For this problem, a height-balanced binary tree is defined as:
a binary tree in which the depth of the two subtrees of every node never differ by more than 1.
Example 1:
Given the following tree [3,9,20,null,null,15,7]:
3
/ \
9 20
/ \
15 7
Return true.
Example 2:
Given the following tree [1,2,2,3,3,null,null,4,4]:
1
/ \
2 2
/ \
3 3
/ \
4 4
Return false.
题目思路
- 剑指offer 273
代码 C++
- 思路一、需要重复遍历节点多次的解法
如果每个节点的左右子树的深度相差都不超过1,那么按照定义它就是一颗平衡二叉树
/**
* Definition for a binary tree node.
* struct TreeNode {
* int val;
* TreeNode *left;
* TreeNode *right;
* TreeNode(int x) : val(x), left(NULL), right(NULL) {}
* };
*/
class Solution {
public:
bool isBalanced(TreeNode* root) {
if(root == NULL){
return true;
}
int depth_left = Depth(root->left);
int depth_right = Depth(root->right);
int tt = depth_left - depth_right;
if(tt < -1 || tt > 1){
return false;
}
return isBalanced(root->left) && isBalanced(root->right);
}
int Depth(TreeNode* root){
if(root == NULL){
return 0;
}
int depth_left = Depth(root->left);
int depth_right = Depth(root->right);
return (depth_left > depth_right) ? (depth_left+1) : (depth_right+1);
}
};
- 思路二、每个节点只遍历一次的解法,正是面试官喜欢的
在下面代码中,我们用后序遍历的方式遍历整颗二叉树。
在遍历某节点的左右子节点之后,我们可以根据它的左右子节点的深度判断它是不是平衡的,并得到当前结点的深度。
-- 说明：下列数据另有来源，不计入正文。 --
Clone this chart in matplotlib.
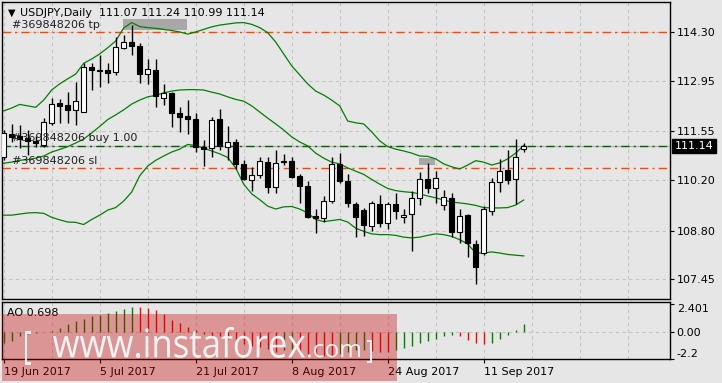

当最后遍历到树的根节点的时候,也就判断了整颗二叉树是不是平衡二叉树。
class Solution {
public:
bool isBalanced(TreeNode* root) {
int depth = 0;
return core(root, &depth);
}
bool core(TreeNode* root, int* depth){
if(root == NULL){
*depth = 0;
return true;
}
int left, right;
if(core(root->left, &left) && core(root->right, &right)){
int diff = left - right;
if(diff >= -1 && diff <= 1){
*depth = (left > right) ? left+1 : right+1;
return true;
}
}
return false;
}
};